- **EXERCISE TASK**: Return the data exactly, with all pictures removed.

- **COLLECTED MATERIAL**:
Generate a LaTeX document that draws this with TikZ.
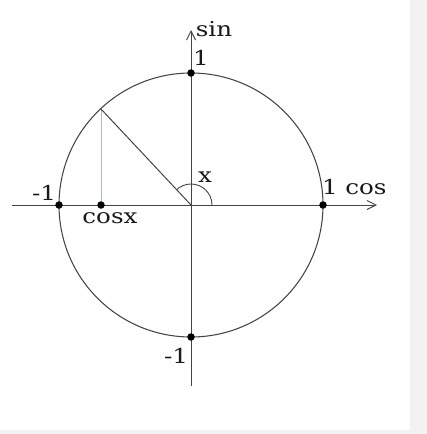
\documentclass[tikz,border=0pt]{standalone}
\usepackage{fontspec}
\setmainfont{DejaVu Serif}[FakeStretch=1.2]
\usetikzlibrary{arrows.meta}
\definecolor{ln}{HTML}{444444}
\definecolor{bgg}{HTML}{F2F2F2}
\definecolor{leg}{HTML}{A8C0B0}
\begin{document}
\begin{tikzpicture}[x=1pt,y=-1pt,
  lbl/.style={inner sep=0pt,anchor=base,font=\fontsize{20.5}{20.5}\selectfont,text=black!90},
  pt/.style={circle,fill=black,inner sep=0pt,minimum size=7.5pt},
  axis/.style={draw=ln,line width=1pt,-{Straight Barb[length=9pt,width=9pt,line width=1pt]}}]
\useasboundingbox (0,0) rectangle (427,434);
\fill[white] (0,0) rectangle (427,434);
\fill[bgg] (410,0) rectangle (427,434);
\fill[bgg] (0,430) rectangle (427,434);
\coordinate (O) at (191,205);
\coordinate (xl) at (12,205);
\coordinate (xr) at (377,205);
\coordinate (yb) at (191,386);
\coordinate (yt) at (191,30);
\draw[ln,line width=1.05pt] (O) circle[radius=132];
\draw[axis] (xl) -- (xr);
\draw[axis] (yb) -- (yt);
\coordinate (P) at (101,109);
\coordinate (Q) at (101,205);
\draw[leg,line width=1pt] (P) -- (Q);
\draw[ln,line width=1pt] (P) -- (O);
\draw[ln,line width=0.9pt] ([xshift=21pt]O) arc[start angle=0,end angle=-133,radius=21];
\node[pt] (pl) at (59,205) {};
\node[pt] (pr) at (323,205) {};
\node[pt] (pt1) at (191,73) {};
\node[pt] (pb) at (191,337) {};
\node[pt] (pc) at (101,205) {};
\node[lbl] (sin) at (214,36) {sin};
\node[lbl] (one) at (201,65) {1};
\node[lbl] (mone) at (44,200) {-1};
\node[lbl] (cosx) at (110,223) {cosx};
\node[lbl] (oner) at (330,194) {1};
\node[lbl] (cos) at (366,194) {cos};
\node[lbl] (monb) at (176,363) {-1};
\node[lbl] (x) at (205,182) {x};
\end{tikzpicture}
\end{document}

- **FULL RESPONSE**:
Generate a LaTeX document that draws this with TikZ.
\documentclass[tikz,border=0pt]{standalone}
\usepackage{fontspec}
\setmainfont{DejaVu Serif}[FakeStretch=1.2]
\usetikzlibrary{arrows.meta}
\definecolor{ln}{HTML}{444444}
\definecolor{bgg}{HTML}{F2F2F2}
\definecolor{leg}{HTML}{A8C0B0}
\begin{document}
\begin{tikzpicture}[x=1pt,y=-1pt,
  lbl/.style={inner sep=0pt,anchor=base,font=\fontsize{20.5}{20.5}\selectfont,text=black!90},
  pt/.style={circle,fill=black,inner sep=0pt,minimum size=7.5pt},
  axis/.style={draw=ln,line width=1pt,-{Straight Barb[length=9pt,width=9pt,line width=1pt]}}]
\useasboundingbox (0,0) rectangle (427,434);
\fill[white] (0,0) rectangle (427,434);
\fill[bgg] (410,0) rectangle (427,434);
\fill[bgg] (0,430) rectangle (427,434);
\coordinate (O) at (191,205);
\coordinate (xl) at (12,205);
\coordinate (xr) at (377,205);
\coordinate (yb) at (191,386);
\coordinate (yt) at (191,30);
\draw[ln,line width=1.05pt] (O) circle[radius=132];
\draw[axis] (xl) -- (xr);
\draw[axis] (yb) -- (yt);
\coordinate (P) at (101,109);
\coordinate (Q) at (101,205);
\draw[leg,line width=1pt] (P) -- (Q);
\draw[ln,line width=1pt] (P) -- (O);
\draw[ln,line width=0.9pt] ([xshift=21pt]O) arc[start angle=0,end angle=-133,radius=21];
\node[pt] (pl) at (59,205) {};
\node[pt] (pr) at (323,205) {};
\node[pt] (pt1) at (191,73) {};
\node[pt] (pb) at (191,337) {};
\node[pt] (pc) at (101,205) {};
\node[lbl] (sin) at (214,36) {sin};
\node[lbl] (one) at (201,65) {1};
\node[lbl] (mone) at (44,200) {-1};
\node[lbl] (cosx) at (110,223) {cosx};
\node[lbl] (oner) at (330,194) {1};
\node[lbl] (cos) at (366,194) {cos};
\node[lbl] (monb) at (176,363) {-1};
\node[lbl] (x) at (205,182) {x};
\end{tikzpicture}
\end{document}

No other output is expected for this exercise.